UNA SCELTA CORAGGIOSA - Il genitore adottivo è "molto coraggioso- ricorda la psicoterapeuta- è disposto a gestire ciò che più spaventa l'uomo in genere e cioè un buco nero appartenente al passato, il non sapere o sapere cose a volte atroci".
I PRIMI DUE ANNI SONO MOLTO TOSTI - "Quando arriva un neonato spesso il papà soffre lo spostamento dell'attenzione fisica e psicologica completamente sul bambino e quindi si butta sul lavoro o cerca gratificazioni esterne. La mamma da un lato cerca gratificazioni esterne e dall'altro non ha più spazi per sé, non sempre è in grado di capire le richieste del bambino e questo sconforta, spaventa e innervosisce, finendo spesso per prendersela col marito che non c'è. Questo succede a tutti- sottolinea Ferrazzoli- che siano adottati o meno, grandi o neonati, italiani o stranieri".
LE DOMANDE FREQUENTI - Per quanto tempo posso permettergli di avere comportamenti più infantili? Di rivivere quelle tappe che non ha affrontato? Se non è stato allattato a richiesta, posso fargli ciucciare il seno? Anche se la cosa mi imbarazza e il 'bambino ' ha 6 anni.... ' il biberon lo posso dare anche se ha 6 anni? Lo pulisco ancora al bagno, me lo richiede e ha 9 anni? Mi chiede di fargli la doccia, ha 11 anni... è ancora il caso?' Dorme ancora a letto con noi...'. "Premesso che queste stesse domande mi vengono portate anche da genitori naturali- chiarisce la psicoterapeuta- è chiaro che per i genitori adottivi sia più facile caderci perché in qualche modo gli è stato detto, peraltro giustamente, che bisogna fargli recuperare il possibile. Questo genera confusione: qual è il limite?".

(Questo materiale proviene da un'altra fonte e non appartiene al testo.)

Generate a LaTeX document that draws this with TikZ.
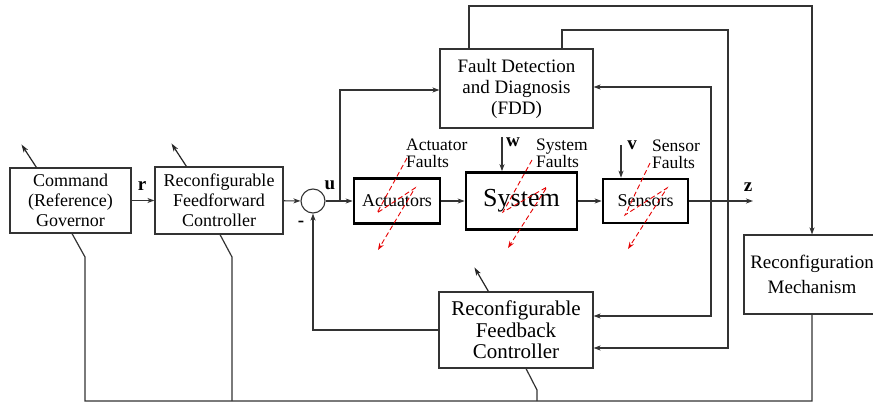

LA GESTIONE DEI COMPITI - Il capitolo scuola è importante e di difficile gestione. "Spesso c'è disaccordo fra genitori su quanto e come insistere. Vengono proiettati i propri desideri e si fatica a capire che la maggior parte di questi ragazzi non avrà un percorso semplicissimo a causa della lingua, delle deprivazioni emotive e fisiche a cui sono stati sottoposti e questo non vuol dire che non siano intelligenti".
ALTRI TEMI DIFFICILI - "La sessualità, come e quando parlarne; la precocizzazione e lo sviluppo anticipato di molti bambini stranieri; come e cosa raccontare sull'adozione... insomma non esiste un manuale per tutto ciò- conclude la psicologa- è per questo che è importante che i genitori abbiano uno spazio in cui possano confrontarsi sul da farsi con i figli e sul riprendersi lo spazio di coppia che inizialmente viene completamente perso".